Does anyone else feel like we’re in high school with all this she-said/he-said/who-likes-who crap?
Kelsey returned from her alone time with Chris and confronted Ashley I, “I know what you did.”
This was by far the most intense creepy moment of this show (or any other horror movie I’ve ever seen).
Ashley I, feeling like Chris sold her out, confronted Chris… only to be eliminated!
Ashley I gave us plenty of snorting and ugly cry face – she’s true television gold! – before wandering off to wait for a ride home.
But wait there’s more!
With the faint sounds of Ashley I still crying in the distance, Chris sent Kelsey home too in a surprising double elimination. The best part is, Chris got in the helicopter leaving both girls in the Badlands and me with a million questions.

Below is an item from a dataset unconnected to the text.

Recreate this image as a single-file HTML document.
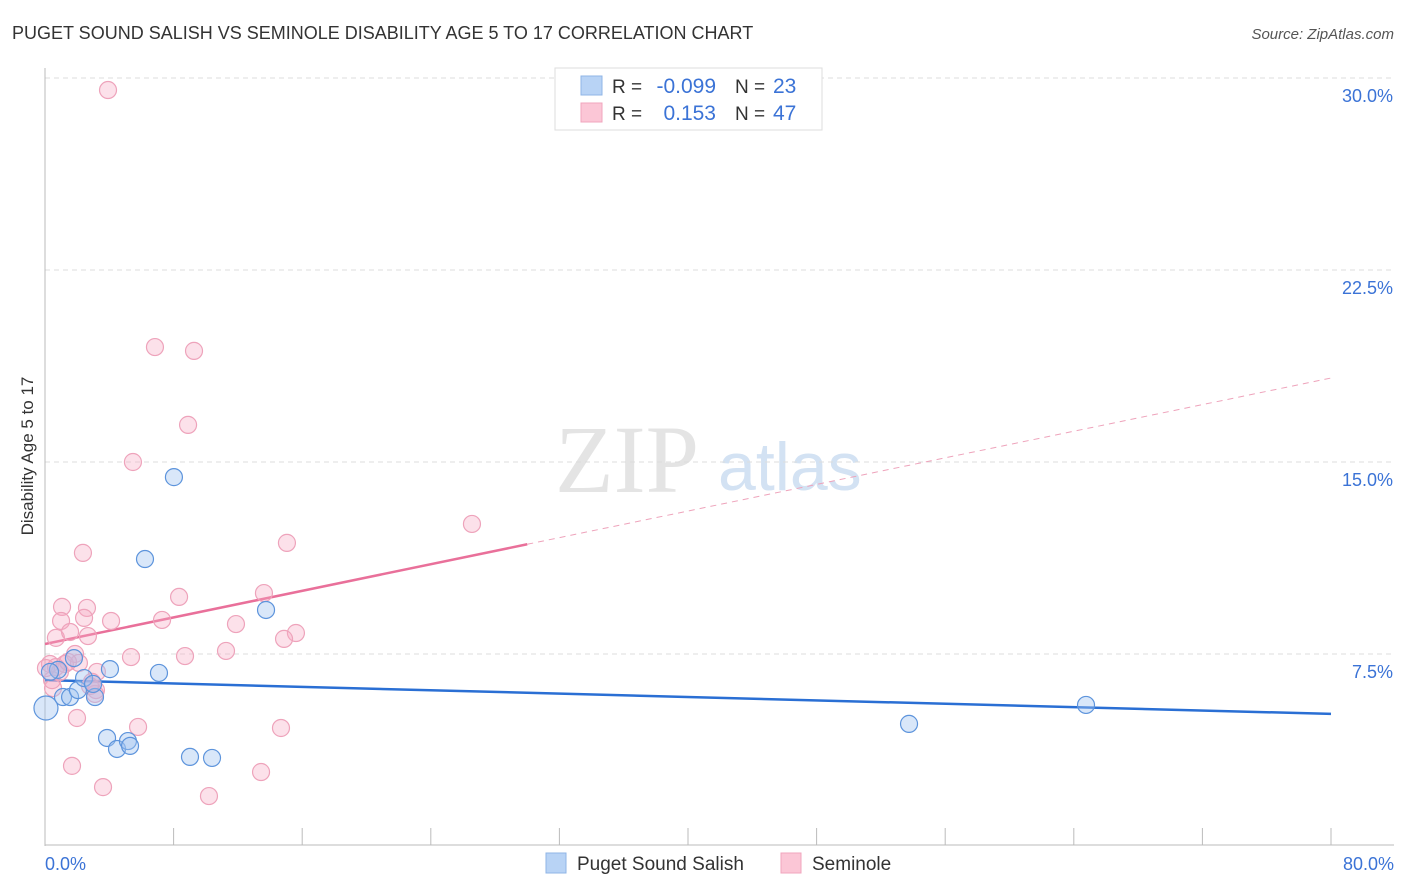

How do Kelsey and Ashley I get home? Is there a second helicopter? Do they ride a pair of burros to the airport? Where is the muster point to collect their luggage? Did they really fit all of their stuff into carry-on bags? Does anyone have any answers to my questions?
Somehow I doubt the upcoming Women Tell All episode is going to answer anything for me. But I’m going to watch anyway and I’ve got my DVR set just in case too! Check your local listings. I’d hate for you to miss it. But even if you do, I’ll be recapping it for you anyway. You can thank me later.